§ Work required:
Give every line from the entries that contains "Write".

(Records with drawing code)
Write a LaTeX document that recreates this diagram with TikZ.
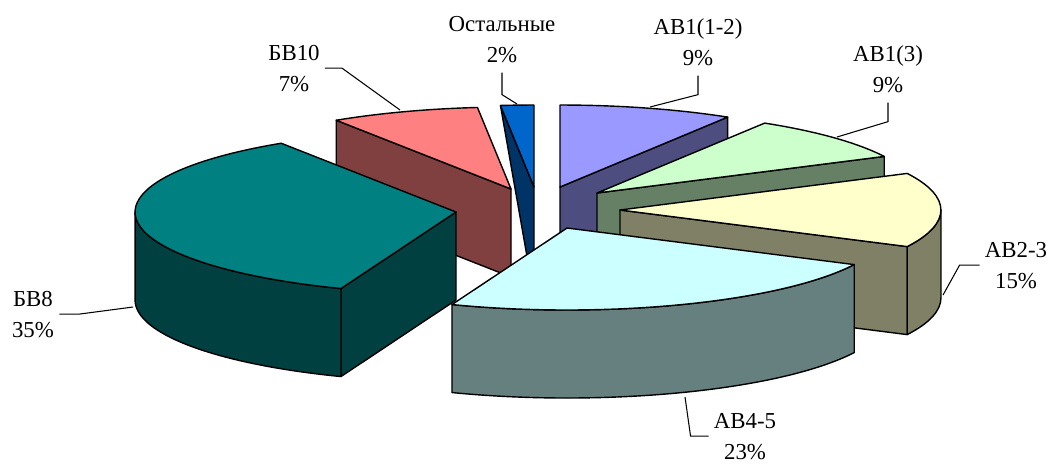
\documentclass[tikz,border=0pt]{standalone}
\usepackage{fontspec}
\setmainfont{Liberation Serif}
\usetikzlibrary{calc}

\definecolor{c12top}{HTML}{9999FF}
\definecolor{c12side}{HTML}{4D4D80}
\definecolor{c13top}{HTML}{CCFFCC}
\definecolor{c13side}{HTML}{668066}
\definecolor{c23top}{HTML}{FFFFCC}
\definecolor{c23side}{HTML}{808066}
\definecolor{c45top}{HTML}{CCFFFF}
\definecolor{c45side}{HTML}{668080}
\definecolor{c8top}{HTML}{008080}
\definecolor{c8side}{HTML}{004040}
\definecolor{c10top}{HTML}{FF8080}
\definecolor{c10side}{HTML}{804040}
\definecolor{costtop}{HTML}{0066CC}
\definecolor{costside}{HTML}{003366}

\begin{document}
\begin{tikzpicture}[x=0.02cm,y=0.02cm,x radius=6.42cm,y radius=1.64cm]
	\tikzstyle{face}=[draw=black,line width=0.8pt,line join=round]
	\tikzstyle{lbl}=[align=center,font=\fontsize{13pt}{17.6pt}\selectfont,inner xsep=0.1cm,inner ysep=0.2cm,anchor=base]
	\tikzstyle{lead}=[draw=black,line width=0.6pt]
	\useasboundingbox (0,0) rectangle (1050,-464);

	% tips of the slices
	\coordinate (ost) at (534,-187);
	\coordinate (ab12) at (560,-187);
	\coordinate (bv10) at (511,-189);
	\coordinate (ab13) at (597,-193);
	\coordinate (bv8) at (456,-212);
	\coordinate (ab23) at (620,-210);
	\coordinate (ab45) at (567,-228);

	\coordinate (ost-o) at ($(ost)+(96:6.42cm and 1.64cm)$);
	\coordinate (ab12-o) at ($(ab12)+(58.5:6.42cm and 1.64cm)$);
	\coordinate (bv10-o) at ($(bv10)+(123:6.42cm and 1.64cm)$);
	\coordinate (ab13-o) at ($(ab13)+(26.5:6.42cm and 1.64cm)$);
	\coordinate (bv8-a) at ($(bv8)+(123:6.42cm and 1.64cm)$);
	\coordinate (bv8-b) at ($(bv8)+(249:6.42cm and 1.64cm)$);
	\coordinate (bv8-l) at ($(bv8)+(180:6.42cm and 1.64cm)$);
	\coordinate (ab23-b) at ($(ab23)+(-26.5:6.42cm and 1.64cm)$);
	\coordinate (ab45-a) at ($(ab45)+(-111:6.42cm and 1.64cm)$);

	% Ostalnye
	\filldraw[face,fill=costside] (ost-o) -- (ost) -- ++(0,-80) -- (528,-262) -- cycle;
	\filldraw[face,fill=costtop] (ost) -- (ost-o) arc[start angle=96,end angle=90] -- cycle;

	% AB1(1-2)
	\filldraw[face,fill=c12side] (ab12) -- (ab12-o) -- ++(0,-88) -- ($(ab12)+(0,-88)$) -- cycle;
	\filldraw[face,fill=c12top] (ab12) -- (ab12-o) arc[start angle=58.5,end angle=90] -- cycle;

	% BV10
	\filldraw[face,fill=c10side] (bv10) -- (bv10-o) -- ++(0,-88) -- ($(bv10)+(0,-88)$) -- cycle;
	\filldraw[face,fill=c10top] (bv10) -- (bv10-o) arc[start angle=123,end angle=96] -- cycle;

	% AB1(3)
	\filldraw[face,fill=c13side] (ab13) -- (ab13-o) -- ++(0,-88) -- ($(ab13)+(0,-88)$) -- cycle;
	\filldraw[face,fill=c13top] (ab13) -- (ab13-o) arc[start angle=26.5,end angle=58.5] -- cycle;

	% BV8
	\filldraw[face,fill=c8side] (bv8) -- (bv8-b) -- ++(0,-88) -- ($(bv8)+(0,-88)$) -- cycle;
	\filldraw[face,fill=c8side] (bv8-l) arc[start angle=180,end angle=249]
		-- ++(0,-88) arc[start angle=249,end angle=180] -- cycle;
	\filldraw[face,fill=c8top] (bv8) -- (bv8-a) arc[start angle=123,end angle=249] -- cycle;

	% AB2-3
	\filldraw[face,fill=c23side] (ab23) -- (ab23-b) -- ++(0,-88) -- ($(ab23)+(0,-88)$) -- cycle;
	\filldraw[face,fill=c23side] (ab23-b) arc[start angle=-26.5,end angle=0]
		-- ++(0,-88) arc[start angle=0,end angle=-26.5] -- cycle;
	\filldraw[face,fill=c23top] (ab23) -- (ab23-b) arc[start angle=-26.5,end angle=26.5] -- cycle;

	% AB4-5
	\filldraw[face,fill=c45side] (ab45-a) arc[start angle=-111,end angle=-26.5]
		-- ++(0,-88) arc[start angle=-26.5,end angle=-111] -- cycle;
	\filldraw[face,fill=c45top] (ab45) -- (ab45-a) arc[start angle=-111,end angle=-26.5] -- cycle;

	% labels (base = last line)
	\node[lbl] (lost) at (502,-62) {Остальные\\2\%};
	\node[lbl] (lab12) at (698,-65) {АВ1(1-2)\\9\%};
	\node[lbl] (lab13) at (888,-92) {АВ1(3)\\9\%};
	\node[lbl] (lbv10) at (294,-91) {БВ10\\7\%};
	\node[lbl] (lbv8) at (33,-337) {БВ8\\35\%};
	\node[lbl] (lab23) at (1016,-288) {АВ2-3\\15\%};
	\node[lbl] (lab45) at (745,-459) {АВ4-5\\23\%};

	\coordinate (ost-p) at (517,-104);
	\coordinate (ab12-p) at (650,-107);
	\coordinate (ab13-p) at (837,-137);
	\coordinate (bv10-p) at (400,-110);
	\coordinate (bv8-p) at (133,-307);
	\coordinate (ab23-p) at (943,-295);
	\coordinate (ab45-p) at (685,-397);

	\draw[lead] (lost.south) -- ++(0,-22) -- (ost-p);
	\draw[lead] (lab12.south) -- ++(0,-19) -- (ab12-p);
	\draw[lead] (lab13.south) -- ++(0,-19) -- (ab13-p);
	\draw[lead] (lbv10.east) -- ++(17,0) -- (bv10-p);
	\draw[lead] (lbv8.east) -- ++(20,0) -- (bv8-p);
	\draw[lead] (lab23.west) -- ++(-20,0) -- (ab23-p);
	\draw[lead] (lab45.west) -- ++(-18,0) -- (ab45-p);
\end{tikzpicture}
\end{document}
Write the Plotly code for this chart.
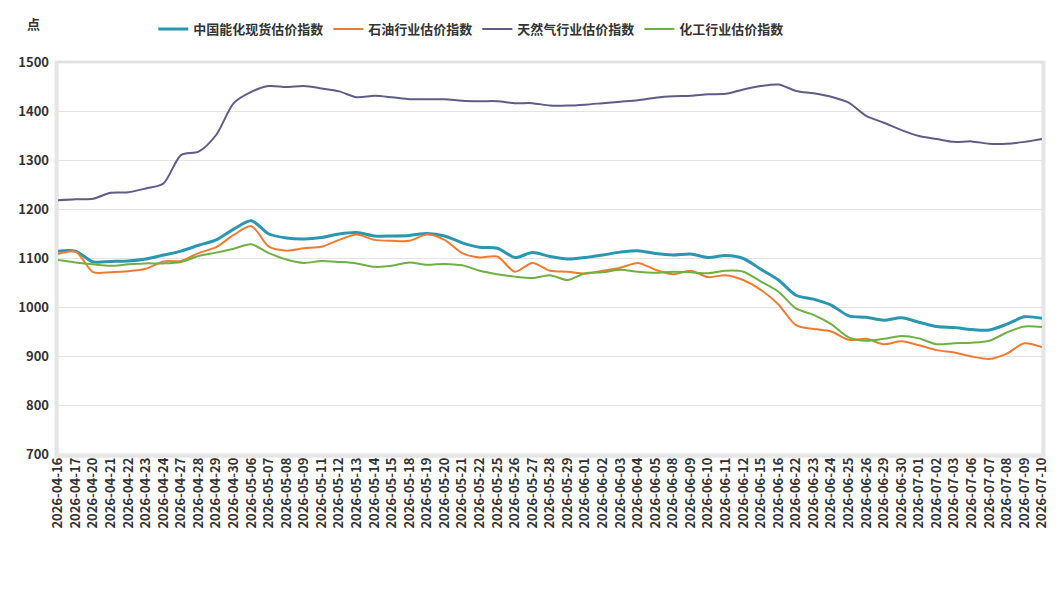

§ Result of this exercise:
Write a LaTeX document that recreates this diagram with TikZ.
Write the Plotly code for this chart.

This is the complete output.